WHAT THE TASK ASKS: Write out again exactly the lines from the one containing "Emit a Python" through the one containing "t_start, t_now, t_end = -0.46, 16, 40.2", both included, and omit the pictures.

Charts and diagrams as code:
* Begin *

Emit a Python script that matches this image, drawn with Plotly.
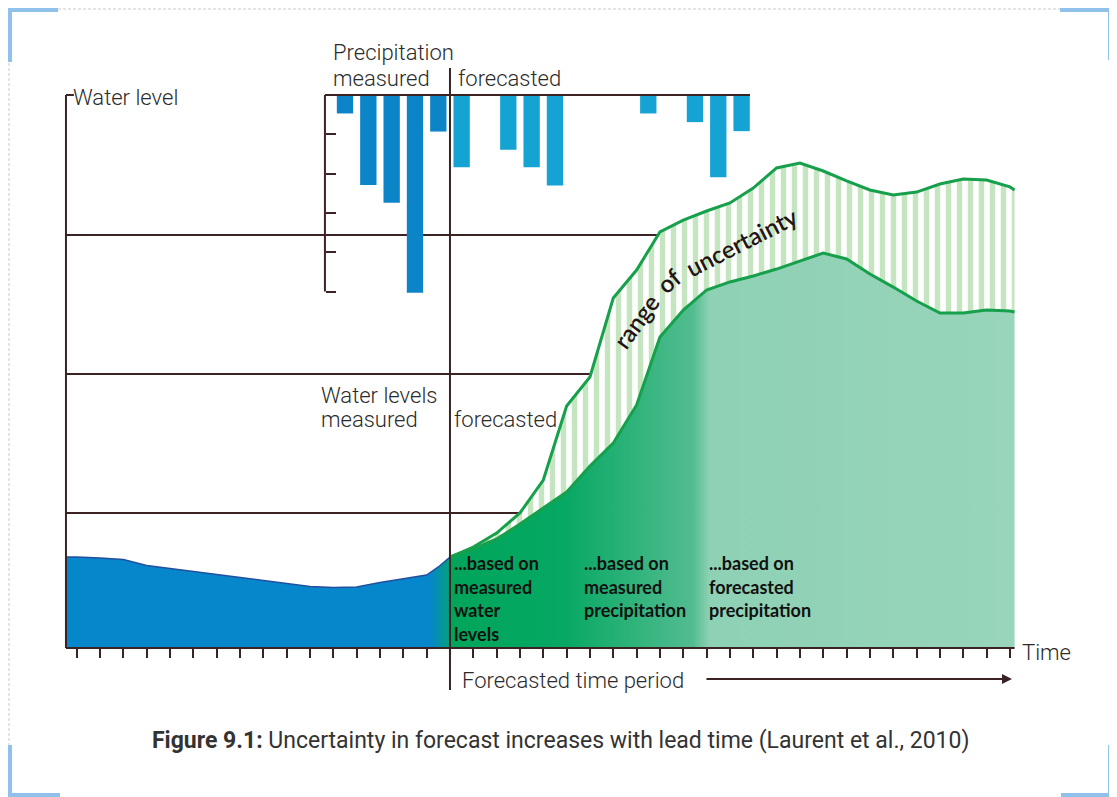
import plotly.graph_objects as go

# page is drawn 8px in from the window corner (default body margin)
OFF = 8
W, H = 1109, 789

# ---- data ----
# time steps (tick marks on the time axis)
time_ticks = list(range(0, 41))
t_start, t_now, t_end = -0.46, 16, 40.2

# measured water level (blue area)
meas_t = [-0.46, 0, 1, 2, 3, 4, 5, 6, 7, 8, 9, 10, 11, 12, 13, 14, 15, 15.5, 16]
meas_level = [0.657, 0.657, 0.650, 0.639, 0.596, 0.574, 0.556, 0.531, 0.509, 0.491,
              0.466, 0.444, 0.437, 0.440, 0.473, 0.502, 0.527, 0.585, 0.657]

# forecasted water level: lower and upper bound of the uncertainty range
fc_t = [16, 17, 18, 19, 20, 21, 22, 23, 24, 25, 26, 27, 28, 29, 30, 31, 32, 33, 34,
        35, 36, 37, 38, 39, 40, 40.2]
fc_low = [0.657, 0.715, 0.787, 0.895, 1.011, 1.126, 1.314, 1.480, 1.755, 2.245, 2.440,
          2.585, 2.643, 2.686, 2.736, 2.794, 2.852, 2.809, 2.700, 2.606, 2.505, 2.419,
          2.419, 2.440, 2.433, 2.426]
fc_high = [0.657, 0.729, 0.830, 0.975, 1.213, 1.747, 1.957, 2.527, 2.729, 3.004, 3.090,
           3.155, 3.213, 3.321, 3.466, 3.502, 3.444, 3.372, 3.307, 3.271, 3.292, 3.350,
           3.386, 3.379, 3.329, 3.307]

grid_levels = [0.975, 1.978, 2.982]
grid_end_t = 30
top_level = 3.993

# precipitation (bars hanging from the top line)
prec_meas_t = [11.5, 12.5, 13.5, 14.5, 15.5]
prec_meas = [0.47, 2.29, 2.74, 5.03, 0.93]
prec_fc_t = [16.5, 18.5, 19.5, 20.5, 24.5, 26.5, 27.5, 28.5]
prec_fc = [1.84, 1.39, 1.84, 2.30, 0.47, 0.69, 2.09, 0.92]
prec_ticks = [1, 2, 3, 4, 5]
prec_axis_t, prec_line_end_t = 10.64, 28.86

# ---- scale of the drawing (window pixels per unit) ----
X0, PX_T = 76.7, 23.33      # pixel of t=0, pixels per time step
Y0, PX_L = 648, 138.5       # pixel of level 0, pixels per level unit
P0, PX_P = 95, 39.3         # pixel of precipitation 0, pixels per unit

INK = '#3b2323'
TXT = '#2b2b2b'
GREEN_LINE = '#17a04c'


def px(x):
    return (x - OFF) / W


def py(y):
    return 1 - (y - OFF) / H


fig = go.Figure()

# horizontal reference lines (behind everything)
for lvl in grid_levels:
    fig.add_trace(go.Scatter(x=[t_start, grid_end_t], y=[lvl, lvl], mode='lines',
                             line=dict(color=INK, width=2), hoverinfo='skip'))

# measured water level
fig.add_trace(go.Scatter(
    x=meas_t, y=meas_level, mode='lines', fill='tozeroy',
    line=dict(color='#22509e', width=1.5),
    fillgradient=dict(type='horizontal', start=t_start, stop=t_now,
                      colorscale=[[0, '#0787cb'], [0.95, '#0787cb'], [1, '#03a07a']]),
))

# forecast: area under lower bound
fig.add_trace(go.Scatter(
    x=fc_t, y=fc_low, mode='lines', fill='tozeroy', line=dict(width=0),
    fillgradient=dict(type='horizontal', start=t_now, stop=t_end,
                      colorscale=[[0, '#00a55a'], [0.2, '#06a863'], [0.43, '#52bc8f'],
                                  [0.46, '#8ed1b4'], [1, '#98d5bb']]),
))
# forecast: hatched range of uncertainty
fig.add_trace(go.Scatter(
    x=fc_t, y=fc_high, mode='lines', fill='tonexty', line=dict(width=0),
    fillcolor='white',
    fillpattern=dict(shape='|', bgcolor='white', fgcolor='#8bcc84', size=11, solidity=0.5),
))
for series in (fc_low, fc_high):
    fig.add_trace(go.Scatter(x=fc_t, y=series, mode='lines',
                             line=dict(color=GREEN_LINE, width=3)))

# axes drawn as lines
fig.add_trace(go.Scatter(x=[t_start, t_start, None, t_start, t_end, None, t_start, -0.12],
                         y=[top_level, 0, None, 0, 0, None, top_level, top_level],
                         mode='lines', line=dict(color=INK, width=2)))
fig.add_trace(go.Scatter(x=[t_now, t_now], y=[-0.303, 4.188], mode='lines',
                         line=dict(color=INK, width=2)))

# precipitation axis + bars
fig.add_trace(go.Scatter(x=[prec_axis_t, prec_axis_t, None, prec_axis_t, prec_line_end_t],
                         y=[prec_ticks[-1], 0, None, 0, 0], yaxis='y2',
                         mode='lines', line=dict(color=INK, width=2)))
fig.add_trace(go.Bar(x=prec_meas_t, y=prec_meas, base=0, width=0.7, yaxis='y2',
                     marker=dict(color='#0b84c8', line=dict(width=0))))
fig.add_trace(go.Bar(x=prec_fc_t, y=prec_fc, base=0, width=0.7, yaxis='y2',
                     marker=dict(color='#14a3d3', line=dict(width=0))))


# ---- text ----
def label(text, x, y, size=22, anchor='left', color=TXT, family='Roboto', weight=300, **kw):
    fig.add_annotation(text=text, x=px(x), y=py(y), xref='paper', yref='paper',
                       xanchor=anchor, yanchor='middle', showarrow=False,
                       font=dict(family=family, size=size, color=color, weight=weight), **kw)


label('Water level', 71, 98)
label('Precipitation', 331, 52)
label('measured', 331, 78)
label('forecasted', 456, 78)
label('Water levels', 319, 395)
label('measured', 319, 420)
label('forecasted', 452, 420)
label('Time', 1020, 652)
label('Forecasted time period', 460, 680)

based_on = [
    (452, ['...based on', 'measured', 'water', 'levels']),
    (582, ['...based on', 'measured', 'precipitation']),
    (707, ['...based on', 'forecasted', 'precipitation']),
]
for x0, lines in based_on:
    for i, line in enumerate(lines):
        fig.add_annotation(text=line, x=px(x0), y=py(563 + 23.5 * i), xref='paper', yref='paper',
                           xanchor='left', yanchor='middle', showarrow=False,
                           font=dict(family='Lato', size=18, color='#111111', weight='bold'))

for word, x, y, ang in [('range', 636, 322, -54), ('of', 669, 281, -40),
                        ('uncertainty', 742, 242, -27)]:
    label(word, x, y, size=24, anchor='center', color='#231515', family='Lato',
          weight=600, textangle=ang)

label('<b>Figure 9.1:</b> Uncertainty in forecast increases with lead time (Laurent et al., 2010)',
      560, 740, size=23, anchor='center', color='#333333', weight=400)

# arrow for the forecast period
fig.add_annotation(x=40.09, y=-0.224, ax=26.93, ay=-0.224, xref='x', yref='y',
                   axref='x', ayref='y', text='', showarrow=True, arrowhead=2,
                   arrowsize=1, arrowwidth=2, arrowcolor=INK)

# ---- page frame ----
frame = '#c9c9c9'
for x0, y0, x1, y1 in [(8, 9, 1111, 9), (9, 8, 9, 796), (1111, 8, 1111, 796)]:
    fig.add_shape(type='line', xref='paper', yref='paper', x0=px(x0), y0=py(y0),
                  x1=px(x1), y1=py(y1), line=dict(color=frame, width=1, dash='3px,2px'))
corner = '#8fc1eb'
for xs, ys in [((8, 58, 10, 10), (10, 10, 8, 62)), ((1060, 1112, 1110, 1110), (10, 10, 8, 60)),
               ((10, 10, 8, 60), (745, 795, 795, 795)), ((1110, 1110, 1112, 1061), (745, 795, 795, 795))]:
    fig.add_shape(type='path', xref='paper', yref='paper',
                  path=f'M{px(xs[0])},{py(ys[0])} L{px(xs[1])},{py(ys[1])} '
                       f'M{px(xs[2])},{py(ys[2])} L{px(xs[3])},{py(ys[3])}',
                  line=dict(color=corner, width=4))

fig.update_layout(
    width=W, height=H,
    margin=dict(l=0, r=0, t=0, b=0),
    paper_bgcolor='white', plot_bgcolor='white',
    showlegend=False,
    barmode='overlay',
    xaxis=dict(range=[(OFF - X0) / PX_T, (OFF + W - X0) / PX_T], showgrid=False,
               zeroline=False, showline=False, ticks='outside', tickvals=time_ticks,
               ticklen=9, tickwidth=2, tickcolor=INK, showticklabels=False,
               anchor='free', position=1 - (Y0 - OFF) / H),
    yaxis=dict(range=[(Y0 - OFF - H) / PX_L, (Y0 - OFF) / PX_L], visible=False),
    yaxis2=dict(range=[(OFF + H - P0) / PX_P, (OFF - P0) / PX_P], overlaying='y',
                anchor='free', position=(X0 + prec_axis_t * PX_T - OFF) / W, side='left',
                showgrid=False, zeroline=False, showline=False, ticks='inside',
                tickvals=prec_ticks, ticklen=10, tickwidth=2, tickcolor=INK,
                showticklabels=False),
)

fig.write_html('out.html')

* End *
* Begin *

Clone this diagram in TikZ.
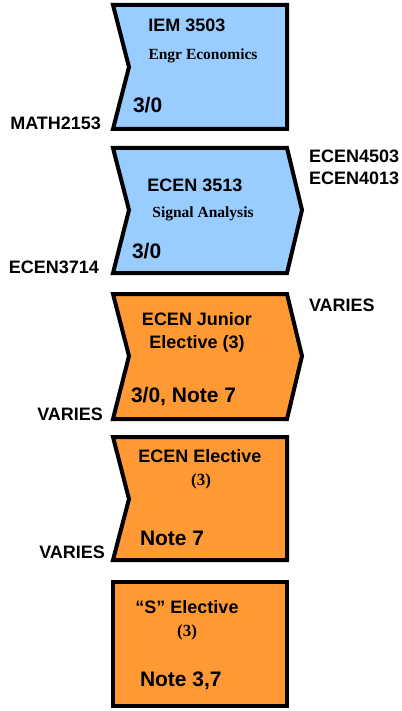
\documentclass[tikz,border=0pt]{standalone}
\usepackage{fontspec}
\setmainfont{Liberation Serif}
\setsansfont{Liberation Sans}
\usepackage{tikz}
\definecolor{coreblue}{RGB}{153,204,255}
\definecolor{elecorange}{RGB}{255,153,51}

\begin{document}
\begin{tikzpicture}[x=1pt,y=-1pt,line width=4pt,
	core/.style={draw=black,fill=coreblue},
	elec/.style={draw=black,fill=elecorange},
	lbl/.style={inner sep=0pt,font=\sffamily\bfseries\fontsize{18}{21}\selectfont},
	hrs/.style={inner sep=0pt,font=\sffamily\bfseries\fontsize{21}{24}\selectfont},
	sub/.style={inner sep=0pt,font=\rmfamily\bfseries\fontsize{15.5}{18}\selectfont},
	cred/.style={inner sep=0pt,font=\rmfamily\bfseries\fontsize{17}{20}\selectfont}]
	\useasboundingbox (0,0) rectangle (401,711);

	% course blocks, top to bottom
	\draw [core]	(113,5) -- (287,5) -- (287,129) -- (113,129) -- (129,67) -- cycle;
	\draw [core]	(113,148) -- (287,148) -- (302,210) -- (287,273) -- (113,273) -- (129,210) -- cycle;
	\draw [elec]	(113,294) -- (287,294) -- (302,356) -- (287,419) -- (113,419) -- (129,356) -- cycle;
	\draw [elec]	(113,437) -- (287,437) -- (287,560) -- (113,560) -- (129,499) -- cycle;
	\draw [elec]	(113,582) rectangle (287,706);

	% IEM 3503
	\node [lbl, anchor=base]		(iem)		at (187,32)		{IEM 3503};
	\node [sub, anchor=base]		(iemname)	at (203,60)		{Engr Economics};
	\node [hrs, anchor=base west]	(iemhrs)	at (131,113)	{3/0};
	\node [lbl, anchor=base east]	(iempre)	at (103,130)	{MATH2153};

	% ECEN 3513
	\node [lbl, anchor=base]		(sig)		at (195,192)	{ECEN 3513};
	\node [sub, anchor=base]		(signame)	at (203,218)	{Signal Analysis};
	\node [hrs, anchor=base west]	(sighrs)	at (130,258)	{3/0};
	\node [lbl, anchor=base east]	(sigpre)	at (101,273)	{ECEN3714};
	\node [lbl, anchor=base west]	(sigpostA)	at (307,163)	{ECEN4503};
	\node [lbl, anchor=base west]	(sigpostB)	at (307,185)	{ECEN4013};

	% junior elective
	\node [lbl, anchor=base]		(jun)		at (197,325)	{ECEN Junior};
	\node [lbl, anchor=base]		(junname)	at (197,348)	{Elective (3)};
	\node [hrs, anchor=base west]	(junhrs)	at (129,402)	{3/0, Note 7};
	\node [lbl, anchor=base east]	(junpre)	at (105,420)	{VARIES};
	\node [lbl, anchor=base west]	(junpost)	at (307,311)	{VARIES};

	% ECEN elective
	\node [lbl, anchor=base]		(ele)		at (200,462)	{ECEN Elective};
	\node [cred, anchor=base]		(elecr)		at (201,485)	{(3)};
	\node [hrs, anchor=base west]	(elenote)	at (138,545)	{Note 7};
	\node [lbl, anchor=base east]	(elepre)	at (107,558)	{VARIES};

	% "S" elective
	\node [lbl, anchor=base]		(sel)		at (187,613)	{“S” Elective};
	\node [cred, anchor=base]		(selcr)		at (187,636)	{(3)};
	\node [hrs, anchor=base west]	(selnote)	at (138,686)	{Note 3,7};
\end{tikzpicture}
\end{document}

* End *
* Begin *

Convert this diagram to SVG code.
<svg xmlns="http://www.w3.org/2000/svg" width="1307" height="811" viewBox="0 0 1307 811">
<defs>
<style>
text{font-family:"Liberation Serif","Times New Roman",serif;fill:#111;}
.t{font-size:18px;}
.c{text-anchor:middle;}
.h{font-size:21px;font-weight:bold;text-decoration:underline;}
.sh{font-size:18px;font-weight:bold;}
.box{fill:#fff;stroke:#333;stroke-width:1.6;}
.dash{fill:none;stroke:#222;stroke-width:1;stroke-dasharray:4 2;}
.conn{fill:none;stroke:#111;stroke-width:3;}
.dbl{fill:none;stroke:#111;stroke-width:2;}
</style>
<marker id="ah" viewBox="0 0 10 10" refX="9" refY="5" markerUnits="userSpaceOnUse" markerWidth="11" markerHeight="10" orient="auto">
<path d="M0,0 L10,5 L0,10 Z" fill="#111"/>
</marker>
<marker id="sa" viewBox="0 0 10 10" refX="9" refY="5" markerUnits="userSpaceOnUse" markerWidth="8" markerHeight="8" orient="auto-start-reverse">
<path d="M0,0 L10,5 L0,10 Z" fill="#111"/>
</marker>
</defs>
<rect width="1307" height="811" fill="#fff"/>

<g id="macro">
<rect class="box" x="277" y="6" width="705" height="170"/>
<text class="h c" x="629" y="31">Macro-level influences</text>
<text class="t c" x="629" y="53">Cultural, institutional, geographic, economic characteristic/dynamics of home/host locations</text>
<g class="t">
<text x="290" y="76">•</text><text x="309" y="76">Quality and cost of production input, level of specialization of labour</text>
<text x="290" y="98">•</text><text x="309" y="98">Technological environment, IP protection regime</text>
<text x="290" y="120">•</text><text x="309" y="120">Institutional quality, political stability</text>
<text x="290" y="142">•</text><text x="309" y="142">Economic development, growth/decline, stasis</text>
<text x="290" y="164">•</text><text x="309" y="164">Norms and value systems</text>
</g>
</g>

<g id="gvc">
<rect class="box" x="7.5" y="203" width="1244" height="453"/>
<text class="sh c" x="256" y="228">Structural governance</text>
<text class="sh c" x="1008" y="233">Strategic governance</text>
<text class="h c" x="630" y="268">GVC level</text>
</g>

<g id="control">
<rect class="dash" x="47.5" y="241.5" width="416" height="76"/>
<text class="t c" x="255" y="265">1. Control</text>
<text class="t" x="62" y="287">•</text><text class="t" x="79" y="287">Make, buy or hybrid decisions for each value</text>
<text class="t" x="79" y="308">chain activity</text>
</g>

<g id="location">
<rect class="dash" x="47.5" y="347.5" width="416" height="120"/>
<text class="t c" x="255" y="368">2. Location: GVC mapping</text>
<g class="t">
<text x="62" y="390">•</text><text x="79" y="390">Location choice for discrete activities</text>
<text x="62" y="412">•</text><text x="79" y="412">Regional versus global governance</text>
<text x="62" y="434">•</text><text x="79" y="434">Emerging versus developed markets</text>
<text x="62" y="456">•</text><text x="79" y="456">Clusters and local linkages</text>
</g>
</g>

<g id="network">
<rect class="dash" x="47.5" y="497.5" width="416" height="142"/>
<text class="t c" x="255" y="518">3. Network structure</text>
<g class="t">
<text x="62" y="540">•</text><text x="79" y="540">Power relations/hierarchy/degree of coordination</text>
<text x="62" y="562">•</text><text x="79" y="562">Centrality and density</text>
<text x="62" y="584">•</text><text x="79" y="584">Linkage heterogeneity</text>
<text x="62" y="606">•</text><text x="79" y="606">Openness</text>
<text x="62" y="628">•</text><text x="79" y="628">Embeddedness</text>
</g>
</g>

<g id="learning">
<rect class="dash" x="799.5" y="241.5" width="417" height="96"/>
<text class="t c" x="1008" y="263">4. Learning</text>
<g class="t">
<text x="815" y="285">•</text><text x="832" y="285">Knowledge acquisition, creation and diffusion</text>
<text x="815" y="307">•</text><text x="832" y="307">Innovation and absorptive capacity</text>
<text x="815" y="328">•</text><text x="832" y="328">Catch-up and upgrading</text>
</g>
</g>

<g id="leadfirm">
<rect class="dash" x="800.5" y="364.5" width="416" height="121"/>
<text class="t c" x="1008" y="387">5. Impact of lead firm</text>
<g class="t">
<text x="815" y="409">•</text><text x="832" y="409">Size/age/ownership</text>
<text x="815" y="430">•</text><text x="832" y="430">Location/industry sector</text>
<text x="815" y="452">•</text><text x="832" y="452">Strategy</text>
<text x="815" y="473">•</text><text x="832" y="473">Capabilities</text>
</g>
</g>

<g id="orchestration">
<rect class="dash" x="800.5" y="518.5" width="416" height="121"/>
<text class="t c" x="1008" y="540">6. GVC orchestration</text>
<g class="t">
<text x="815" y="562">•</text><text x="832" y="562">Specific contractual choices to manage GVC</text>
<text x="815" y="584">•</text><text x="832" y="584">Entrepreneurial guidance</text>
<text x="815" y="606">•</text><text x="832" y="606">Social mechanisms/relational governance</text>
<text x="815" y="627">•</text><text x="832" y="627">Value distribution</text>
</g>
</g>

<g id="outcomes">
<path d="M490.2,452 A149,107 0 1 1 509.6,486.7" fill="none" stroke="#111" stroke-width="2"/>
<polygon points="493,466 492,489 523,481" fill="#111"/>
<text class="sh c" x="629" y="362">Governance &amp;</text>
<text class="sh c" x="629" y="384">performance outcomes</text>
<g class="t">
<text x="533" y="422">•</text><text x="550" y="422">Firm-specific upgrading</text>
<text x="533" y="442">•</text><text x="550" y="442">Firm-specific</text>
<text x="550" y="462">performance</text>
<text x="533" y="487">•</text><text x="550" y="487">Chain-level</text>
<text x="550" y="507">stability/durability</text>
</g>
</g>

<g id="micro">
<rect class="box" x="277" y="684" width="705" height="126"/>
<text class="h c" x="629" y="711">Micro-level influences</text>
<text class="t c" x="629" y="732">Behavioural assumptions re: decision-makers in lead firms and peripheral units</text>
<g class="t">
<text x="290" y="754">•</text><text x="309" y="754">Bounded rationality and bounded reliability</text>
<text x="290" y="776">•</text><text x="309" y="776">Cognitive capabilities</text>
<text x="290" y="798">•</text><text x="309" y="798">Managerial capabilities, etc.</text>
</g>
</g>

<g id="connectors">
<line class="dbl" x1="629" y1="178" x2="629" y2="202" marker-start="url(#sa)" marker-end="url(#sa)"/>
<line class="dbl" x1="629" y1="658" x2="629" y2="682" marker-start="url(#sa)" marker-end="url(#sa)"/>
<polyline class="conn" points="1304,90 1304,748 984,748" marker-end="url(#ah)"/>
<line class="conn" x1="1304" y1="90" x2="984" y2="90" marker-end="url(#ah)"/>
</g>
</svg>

* End *

EXERCISE RESULT:
Emit a Python script that matches this image, drawn with Plotly.
import plotly.graph_objects as go

# page is drawn 8px in from the window corner (default body margin)
OFF = 8
W, H = 1109, 789

# ---- data ----
# time steps (tick marks on the time axis)
time_ticks = list(range(0, 41))
t_start, t_now, t_end = -0.46, 16, 40.2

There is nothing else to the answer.